How Google Pulls the Plug
Google pulled the plug on several products recently which were not doing so well, including competitors for Twitter and Second Life. Does Google have a similar intent as GE, where if they are not number one in their industry then they pull out? Things are probably not that draconian at Google, but an article on the NY Times sheds some light on how they choose what to continue and what to cancel:
When evaluating nascent projects, Google takes a hard look at interest — and in these cases, the interest simply wasn’t there.
“There’s no single equation that describes us, but we try to use data wherever possible,” said Jeff Huber, the company’s senior vice president of engineering. “What products have found an audience? Which ones are growing?”

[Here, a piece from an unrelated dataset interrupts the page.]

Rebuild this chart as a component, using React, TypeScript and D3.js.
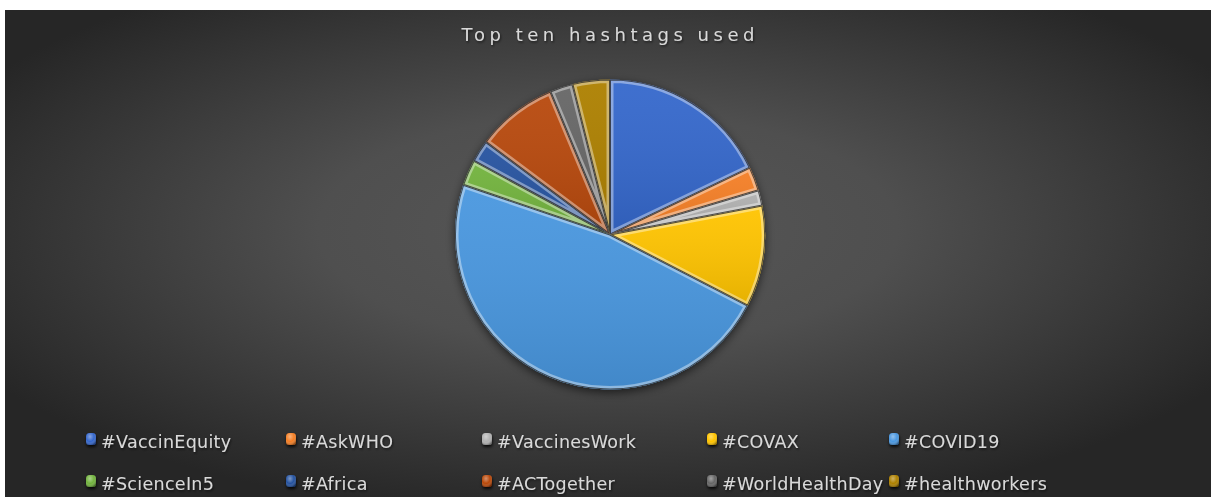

All of the shuttered projects failed several of Google’s key tests for continued incubation: They were not especially popular with customers; they had difficulty attracting Google employees to develop them; they didn’t solve a big enough problem; or they failed to achieve internal performance targets known as “objectives and key results.”
The expected metrics of advertising revenue, uptake by users, and strategic fit are obvious enough. The one that I was struck by was the internal measure of whether employees were fired up about the product and flocked to it. Google’s employees thus have a Darwinian effect on what continues to be developed, with the assumption being that their interest level reflects a maximum potential interest level in the market.
I wouldn’t want to go so far and say that it’s an example of crowdsourcing (which only works effectively if there is a definitive, objective answer), but obviously Google pays attention to the group’s collective consensus about whether a product has legs.
This isn’t for everyone - it really depends on how well your staff’s interests align with your customers’. Ideally they are a very close match, but people get excited about products for lots of different reasons that have little to do with whether customers will want them. And if you are a smaller organization then you won’t have the scale of a large corporation and its bell-curve of perspectives on a particular product under development.
Nevertheless, it’s a metric worth considering when deciding whether to drown a puppy.